The concerns at the centre of This Much I Know may strike very close to home for an audience of students on the brink of adulthood. Our measures of success and failure, of genius and mediocrity, and how one steps out of the shadows left by an unfair childhood play out in this familial drama that explores the rift between estranged siblings. These questions unfold with pain and honesty throughout the New Writing Festival production; one which manages to capture the undercurrent of extraordinary turmoil beneath the lives of people hoping to attain some kind of normality.
Edie and Naomi are sisters; Edie is a success and Naomi is a failure, it would seem. Their mother raised them to be geniuses and while Edie took well to the militant structure of their lives, Naomi cracked under the pressure, a dichotomy that is epitomised in an episode in their childhood where they were entered into a game show to find Britain’s smartest child. Naomi lost in the final round to her younger sister. Now, the aftermath of this upbringing hangs over them, when Edie decides to return home for a bit from her high-profile job while Naomi, who now runs a café with her wife, tries to negotiate payment for IVF treatment with her ever controlling mother. As the family is pulled back together, unresolved tensions are brought to the surface, reflected in scenes that alternate with reality, in which Edie and Naomi are back to compete against each other in a new game show, entitled This Much I Know.

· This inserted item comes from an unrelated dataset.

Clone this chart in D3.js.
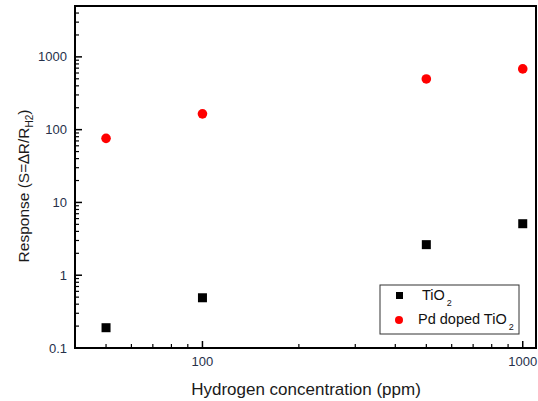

The initial binary opposition of Edie and Naomi had me fearing that I would have to endure a production of contrived, unrealistic characters who lived up to stereotypes that had been produced many times before, acted out in the artificial game show setting. This was not helped by the presence of their mother, whose extreme ignorance to her daughters’ needs, whilst being the driving force in the plot, was exaggerated to a point of discomfort. And yet how quickly I was proved wrong.
The play challenges the very standards it sets up at the start as Naomi struggles with her need for money to have a family, and Edie has to come to terms with the dissatisfaction her money has brought. Yet this is not a typical underdog narrative; Naomi’s stubborn bitterness and Edie’s steady change of heart, and the way that the two grapple with one another and their childhoods, ensures that our empathy is never invested in just one character.
The set is humble, but cosy: a bookcase and armchair invite us into their home, whilst a podium effectively doubles as the central piece in the game show and the counter at Naomi and her wife Alex’s café. This efficient use of the space in the Burton Taylor creates a surprisingly cosy environment in what could easily be a small, dark stage, grounding the play in the reality of the home.
By alternating between the main plotline and the abstract game show scenes, the play ensures that its characters have a space to convey their innermost thoughts, reflecting their development as people without the need for any awkward expository dialogue. There is a refreshing understanding of the importance of scale; small events in the story are reflected in the larger troubles that the sisters face in their competition. Edie’s refusal to accept a free coffee builds on the problems that money creates within familial affections.
By the end of the show I found myself too entangled in the emotions of these characters that I had forgotten all about the qualms I had at the start. And while some aspects could have been executed more effectively – I felt that the attempts to humanise the mother came too late and unconvincingly, for example – the warmth and realism of the production carried it through.